▶ [Request]:
Locate the lines that hold the string "code". Copy every such line.

* BEGIN *

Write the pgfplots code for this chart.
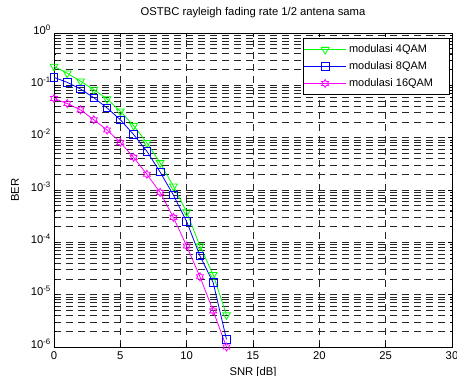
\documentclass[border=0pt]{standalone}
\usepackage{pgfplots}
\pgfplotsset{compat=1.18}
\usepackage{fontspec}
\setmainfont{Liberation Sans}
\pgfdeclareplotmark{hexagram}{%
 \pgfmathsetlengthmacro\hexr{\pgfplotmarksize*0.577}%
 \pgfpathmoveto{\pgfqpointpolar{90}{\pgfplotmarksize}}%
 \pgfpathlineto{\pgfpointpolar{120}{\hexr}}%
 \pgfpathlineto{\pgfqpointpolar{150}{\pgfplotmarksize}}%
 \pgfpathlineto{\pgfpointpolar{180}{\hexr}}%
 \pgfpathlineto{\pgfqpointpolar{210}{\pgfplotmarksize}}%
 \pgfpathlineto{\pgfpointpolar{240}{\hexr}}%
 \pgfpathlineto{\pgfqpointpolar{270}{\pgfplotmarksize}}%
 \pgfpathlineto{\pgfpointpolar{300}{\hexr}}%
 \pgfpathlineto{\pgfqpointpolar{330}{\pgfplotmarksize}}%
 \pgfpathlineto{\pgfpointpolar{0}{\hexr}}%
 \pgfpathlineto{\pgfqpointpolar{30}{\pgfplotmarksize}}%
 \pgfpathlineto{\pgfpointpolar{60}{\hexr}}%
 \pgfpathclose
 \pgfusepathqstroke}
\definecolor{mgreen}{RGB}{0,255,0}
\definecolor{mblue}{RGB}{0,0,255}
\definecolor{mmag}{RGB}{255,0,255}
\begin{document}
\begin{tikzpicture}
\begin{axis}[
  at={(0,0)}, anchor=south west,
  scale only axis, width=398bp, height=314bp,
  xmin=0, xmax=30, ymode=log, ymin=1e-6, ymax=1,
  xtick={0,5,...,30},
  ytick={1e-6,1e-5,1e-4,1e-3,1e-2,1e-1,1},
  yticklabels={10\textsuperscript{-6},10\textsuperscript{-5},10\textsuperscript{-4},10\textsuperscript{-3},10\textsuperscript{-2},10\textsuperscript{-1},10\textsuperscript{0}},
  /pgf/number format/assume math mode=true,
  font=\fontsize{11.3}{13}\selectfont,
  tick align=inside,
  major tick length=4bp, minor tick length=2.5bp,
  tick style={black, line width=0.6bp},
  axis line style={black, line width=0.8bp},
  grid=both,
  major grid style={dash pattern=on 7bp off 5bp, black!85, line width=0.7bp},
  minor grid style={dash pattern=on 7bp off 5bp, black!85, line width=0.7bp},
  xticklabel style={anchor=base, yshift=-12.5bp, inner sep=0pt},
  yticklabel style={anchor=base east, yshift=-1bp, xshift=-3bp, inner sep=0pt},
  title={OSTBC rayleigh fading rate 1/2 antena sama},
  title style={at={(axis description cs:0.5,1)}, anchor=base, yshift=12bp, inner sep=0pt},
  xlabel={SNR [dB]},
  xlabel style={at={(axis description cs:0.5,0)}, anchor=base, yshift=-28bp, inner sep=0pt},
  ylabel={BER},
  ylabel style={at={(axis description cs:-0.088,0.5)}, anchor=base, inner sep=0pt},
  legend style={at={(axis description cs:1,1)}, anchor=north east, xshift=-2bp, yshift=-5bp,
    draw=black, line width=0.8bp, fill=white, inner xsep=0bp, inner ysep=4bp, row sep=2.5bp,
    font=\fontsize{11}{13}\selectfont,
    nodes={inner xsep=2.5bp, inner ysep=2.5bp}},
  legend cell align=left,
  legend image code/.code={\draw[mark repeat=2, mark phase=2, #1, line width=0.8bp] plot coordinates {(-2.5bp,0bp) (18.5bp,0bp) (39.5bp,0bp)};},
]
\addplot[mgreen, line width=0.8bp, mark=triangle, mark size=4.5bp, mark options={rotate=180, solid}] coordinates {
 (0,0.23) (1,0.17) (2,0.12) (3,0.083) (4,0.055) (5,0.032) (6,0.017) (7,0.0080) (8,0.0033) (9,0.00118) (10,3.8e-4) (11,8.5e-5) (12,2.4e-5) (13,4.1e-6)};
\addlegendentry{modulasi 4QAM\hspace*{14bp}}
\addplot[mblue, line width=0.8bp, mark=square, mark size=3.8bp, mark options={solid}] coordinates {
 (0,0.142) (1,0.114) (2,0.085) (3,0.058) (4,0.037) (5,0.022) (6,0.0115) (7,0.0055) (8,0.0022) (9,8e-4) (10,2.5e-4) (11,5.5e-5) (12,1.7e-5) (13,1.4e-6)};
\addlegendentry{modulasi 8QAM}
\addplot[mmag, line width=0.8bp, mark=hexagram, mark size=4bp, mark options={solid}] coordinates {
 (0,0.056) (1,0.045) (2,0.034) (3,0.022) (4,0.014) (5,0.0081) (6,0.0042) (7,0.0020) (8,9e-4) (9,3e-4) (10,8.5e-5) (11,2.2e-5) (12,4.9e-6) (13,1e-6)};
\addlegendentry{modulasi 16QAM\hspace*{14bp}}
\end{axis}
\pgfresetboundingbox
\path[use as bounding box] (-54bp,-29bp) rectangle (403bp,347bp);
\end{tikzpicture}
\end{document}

* END *

▶ [Answer for this exercise]:
Write the pgfplots code for this chart.
  legend image code/.code={\draw[mark repeat=2, mark phase=2, #1, line width=0.8bp] plot coordinates {(-2.5bp,0bp) (18.5bp,0bp) (39.5bp,0bp)};},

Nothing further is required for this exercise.